_PROVIDED DATA:_
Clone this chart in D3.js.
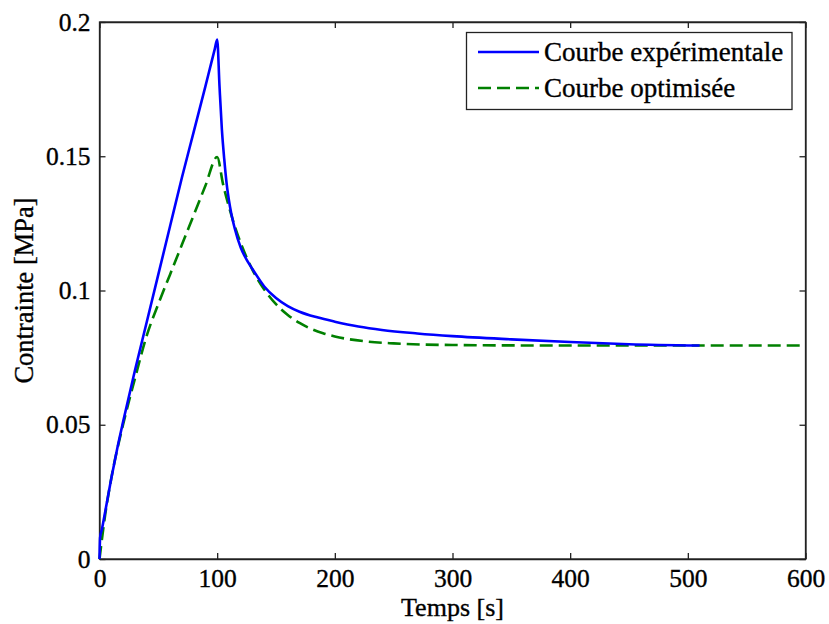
<!DOCTYPE html>
<html>
<head>
<meta charset="utf-8">
<script src="https://cdn.jsdelivr.net/npm/d3@7"></script>
<style>
  body { margin: 0; background: #fff; }
</style>
</head>
<body>
<div id="chart"></div>
<script>
// data
const expT = [0, 0.5, 2, 5, 10, 15, 20, 30, 40, 50, 60, 70, 80, 90, 95, 98, 100, 102, 104, 106, 108, 111, 115, 120, 125, 130, 140, 150, 160, 170, 185, 200, 220, 240, 270, 300, 350, 400, 450, 510];
const expV = [0, 0.008, 0.011, 0.018, 0.030, 0.041, 0.051, 0.070, 0.088, 0.106, 0.124, 0.142, 0.159, 0.176, 0.1848, 0.1900, 0.1935, 0.176, 0.160, 0.149, 0.140, 0.131, 0.123, 0.116, 0.1115, 0.108, 0.1015, 0.0972, 0.0942, 0.0921, 0.0900, 0.0884, 0.0866, 0.0853, 0.0840, 0.0830, 0.0818, 0.0808, 0.0800, 0.0795];

const optT = [0, 5, 10, 20, 30, 40, 50, 60, 70, 80, 90, 100, 105, 110, 115, 120, 130, 140, 150, 160, 170, 180, 190, 200, 225, 250, 300, 400, 500, 600];
const optV = [0, 0.017, 0.030, 0.050, 0.067, 0.083, 0.095, 0.106, 0.117, 0.128, 0.139, 0.1497, 0.1396, 0.1312, 0.1239, 0.1177, 0.1077, 0.1004, 0.0949, 0.0909, 0.0879, 0.0857, 0.0841, 0.0829, 0.0811, 0.0803, 0.0797, 0.0795, 0.0795, 0.0795];

const xTicks = [0, 100, 200, 300, 400, 500, 600];
const yTicks = [0, 0.05, 0.1, 0.15, 0.2];
const seriesNames = ["Courbe expérimentale", "Courbe optimisée"];

const serif = 'Liberation Serif';

// slightly heavier text, like the original export
function textStyle(sel, size) {
    sel.style('font-family', serif)
        .style('font-size', size + 'px')
        .attr('fill', '#000')
        .attr('stroke', '#000')
        .attr('stroke-width', 0.35);
}

function drawChart() {
    const width = 829, height = 624;
    const left = 99.5, right = 805.5, plotTop = 22, bottom = 559;

    const svg = d3.select('#chart').append('svg')
        .attr('width', width)
        .attr('height', height);

    svg.append('rect').attr('width', width).attr('height', height).attr('fill', '#fff');

    const x = d3.scaleLinear().domain([0, 600]).range([left, right]);
    const y = d3.scaleLinear().domain([0, 0.2]).range([bottom, plotTop]);

    // axes (ticks inside, box around)
    svg.append('g')
        .attr('transform', `translate(0,${bottom})`)
        .call(d3.axisBottom(x).tickValues(xTicks).tickSizeInner(-6).tickSizeOuter(0).tickPadding(10).tickFormat(d3.format('d')));

    svg.append('g')
        .attr('transform', `translate(${left},0)`)
        .call(d3.axisLeft(y).tickValues(yTicks).tickSizeInner(-6).tickSizeOuter(0).tickPadding(9).tickFormat(d => d3.format('~g')(d)));

    svg.append('g')
        .attr('transform', `translate(0,${plotTop})`)
        .call(d3.axisTop(x).tickValues(xTicks).tickSizeInner(-6).tickSizeOuter(0).tickFormat(''));

    svg.append('g')
        .attr('transform', `translate(${right},0)`)
        .call(d3.axisRight(y).tickValues(yTicks).tickSizeInner(-6).tickSizeOuter(0).tickFormat(''));

    svg.selectAll('.tick text').call(textStyle, 25.5);
    svg.selectAll('.domain').attr('stroke', '#222').attr('stroke-width', 1.3);
    svg.selectAll('.tick line').attr('stroke', '#222').attr('stroke-width', 1.3);

    svg.append('rect')
        .attr('x', left).attr('y', plotTop)
        .attr('width', right - left).attr('height', bottom - plotTop)
        .attr('fill', 'none').attr('stroke', '#222').attr('stroke-width', 1.3);

    // curves
    const line = d3.line().curve(d3.curveMonotoneX).x(d => x(d[0])).y(d => y(d[1]));

    svg.append('path')
        .datum(optT.map((t, i) => [t, optV[i]]))
        .attr('d', line)
        .attr('fill', 'none')
        .attr('stroke', '#008000')
        .attr('stroke-width', 2.6)
        .attr('stroke-dasharray', '13,6');

    svg.append('path')
        .datum(expT.map((t, i) => [t, expV[i]]))
        .attr('d', line)
        .attr('fill', 'none')
        .attr('stroke', '#0000ff')
        .attr('stroke-width', 2.6);

    // axis labels
    svg.append('text')
        .attr('x', (left + right) / 2)
        .attr('y', 616)
        .attr('text-anchor', 'middle')
        .call(textStyle, 26)
        .text('Temps [s]');

    svg.append('text')
        .attr('transform', `translate(33,${(plotTop + bottom) / 2}) rotate(-90)`)
        .attr('text-anchor', 'middle')
        .call(textStyle, 26.5)
        .text('Contrainte [MPa]');

    // legend
    const legend = svg.append('g');
    legend.append('rect')
        .attr('x', 466.5).attr('y', 32.5)
        .attr('width', 325.5).attr('height', 77)
        .attr('fill', '#fff').attr('stroke', '#222').attr('stroke-width', 1.3);

    const legendRows = [
        { name: seriesNames[0], color: '#0000ff', dash: null, y: 52 },
        { name: seriesNames[1], color: '#008000', dash: '13,6', y: 88 }
    ];
    legendRows.forEach(r => {
        legend.append('line')
            .attr('x1', 478).attr('x2', 539)
            .attr('y1', r.y).attr('y2', r.y)
            .attr('stroke', r.color).attr('stroke-width', 2.6)
            .attr('stroke-dasharray', r.dash);
        legend.append('text')
            .attr('x', 544).attr('y', r.y + 9)
            .call(textStyle, 27)
            .text(r.name);
    });
}

drawChart();
</script>
</body>
</html>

_SHORT PROBLEM:_
Copy nothing but the lines from the top of the data down to the line containing "width).attr('height', height).attr('fill', '#fff');", and leave the pictures out.

_REPLY:_
Clone this chart in D3.js.
<!DOCTYPE html>
<html>
<head>
<meta charset="utf-8">
<script src="https://cdn.jsdelivr.net/npm/d3@7"></script>
<style>
  body { margin: 0; background: #fff; }
</style>
</head>
<body>
<div id="chart"></div>
<script>
// data
const expT = [0, 0.5, 2, 5, 10, 15, 20, 30, 40, 50, 60, 70, 80, 90, 95, 98, 100, 102, 104, 106, 108, 111, 115, 120, 125, 130, 140, 150, 160, 170, 185, 200, 220, 240, 270, 300, 350, 400, 450, 510];
const expV = [0, 0.008, 0.011, 0.018, 0.030, 0.041, 0.051, 0.070, 0.088, 0.106, 0.124, 0.142, 0.159, 0.176, 0.1848, 0.1900, 0.1935, 0.176, 0.160, 0.149, 0.140, 0.131, 0.123, 0.116, 0.1115, 0.108, 0.1015, 0.0972, 0.0942, 0.0921, 0.0900, 0.0884, 0.0866, 0.0853, 0.0840, 0.0830, 0.0818, 0.0808, 0.0800, 0.0795];

const optT = [0, 5, 10, 20, 30, 40, 50, 60, 70, 80, 90, 100, 105, 110, 115, 120, 130, 140, 150, 160, 170, 180, 190, 200, 225, 250, 300, 400, 500, 600];
const optV = [0, 0.017, 0.030, 0.050, 0.067, 0.083, 0.095, 0.106, 0.117, 0.128, 0.139, 0.1497, 0.1396, 0.1312, 0.1239, 0.1177, 0.1077, 0.1004, 0.0949, 0.0909, 0.0879, 0.0857, 0.0841, 0.0829, 0.0811, 0.0803, 0.0797, 0.0795, 0.0795, 0.0795];

const xTicks = [0, 100, 200, 300, 400, 500, 600];
const yTicks = [0, 0.05, 0.1, 0.15, 0.2];
const seriesNames = ["Courbe expérimentale", "Courbe optimisée"];

const serif = 'Liberation Serif';

// slightly heavier text, like the original export
function textStyle(sel, size) {
    sel.style('font-family', serif)
        .style('font-size', size + 'px')
        .attr('fill', '#000')
        .attr('stroke', '#000')
        .attr('stroke-width', 0.35);
}

function drawChart() {
    const width = 829, height = 624;
    const left = 99.5, right = 805.5, plotTop = 22, bottom = 559;

    const svg = d3.select('#chart').append('svg')
        .attr('width', width)
        .attr('height', height);

    svg.append('rect').attr('width', width).attr('height', height).attr('fill', '#fff');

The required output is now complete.